Vingt ans de pouvoir soldés par un long exil en France… L’ex président de Madagascar et ardent militant anticolonial, Didier Ratsiraka, surnommé « l’Amiral rouge » pour son socialisme révolutionnaire décliné à la sauce locale, est mort dimanche à 84 ans sur l’île de l’Océan Indien.
Hospitalisé à Antananarivo en début de semaine pour une grippe, Didier Ratsiraka a été président de 1975 à 1991, puis de 1997 à 2002. « Les Malagasy (Malgaches) ont perdu un illustre patriote », a déclaré l’actuel président, Andry Rajoelina, sur Twitter. Il sera enterré lundi.
Les raisons de son décès n’était pas immédiatement connus. Mais des médias locaux spéculaient sur un éventuel lien avec le Covid. Madagascar est en proie à une deuxième vague de la pandémie de coronavirus et l’arrivée du variant sud-africain réputé plus contagieux.
Instigateur de la « révolution socialiste malgache » qu’il a décrite dans son propre « Petit livre Rouge », ce « camarade » de Fidel Castro laisse en héritage une « malgachisation » de l’enseignement et du nom des villes sur la grande île.
Dirigisme économique, repli culturel, sa politique se révèlera toutefois un échec économique et social, qui a acculé le pays à la faillite et produit une nouvelle génération perdue entre le français, deuxième langue du pays, et le malgache.

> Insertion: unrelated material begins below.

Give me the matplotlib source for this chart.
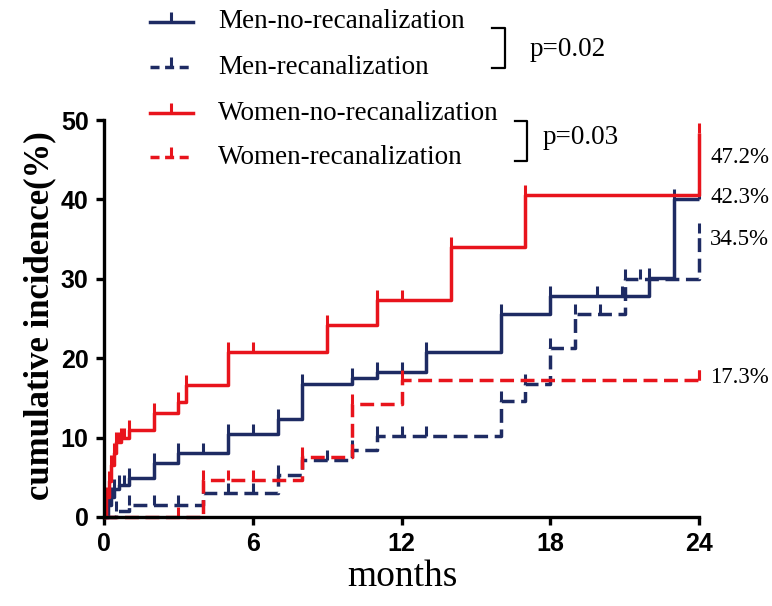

En août 1991, des milliers de personnes marchent sur le palais présidentiel et réclament son départ. Ils sont accueillis par des grenades lancées depuis un hélicoptère et des tirs à balles réelles de la garde présidentielle. Une centaine de personnes sont tuées.
– « Politicien de fortune » –
La contestation durera des mois. Finalement battu à la présidentielle de 1993, l’animal politique à la silhouette frêle est obligé d’accepter la transition libérale réclamée par son opposant de l’époque, Albert Zafy, qui lui succèdera à la tête de l’État.
Mais l’ancien officier de marine, sorti de l’Ecole navale de Brest en France, reviendra au pouvoir par les urnes en 1997. « Marin de métier, politicien de fortune », disait-il de lui-même.
Une nouvelle crise de légitimité l’écarte définitivement du pouvoir à l’aube des années 2000. A l’issue d’une présidentielle contestée, des manifestations et des affrontements armés dans la rue font rage, de décembre 2001 à juillet 2002, entre ses partisans et ceux de son nouvel opposant, le maire d’Antananarivo, Marc Ravalomanana.
Ce dernier est finalement déclaré vainqueur et Didier Ratsiraka forcé à s’exiler en France pendant neuf ans.
En 2003, le président déchu est condamné par contumace à dix ans de travaux forcés pour « détournement de deniers publics » puis à cinq ans de prison ferme pour atteinte à la sûreté de l’Etat. Ses peines seront toutefois annulées en 2009.
A son retour d’exil en 2011, Ratsiraka est vu comme un retraité de 75 ans. Mais il surprend à sa descente de l’avion: il embrasse le tarmac et fait des pompes devant les caméras, comme une démonstration de force.
Bon orateur pour les uns, grand baratineur et démagogue pour les autres, il tente de faire un retour raté à la présidentielle de 2013.
Toujours présent sur la scène politique malgache ces dix dernières années, celui qui était aussi surnommé « debat » en malgache, qui signifie à la fois « le méchant » et « le patron », était régulièrement invité sur les plateaux de télévision pour livrer ses analyses.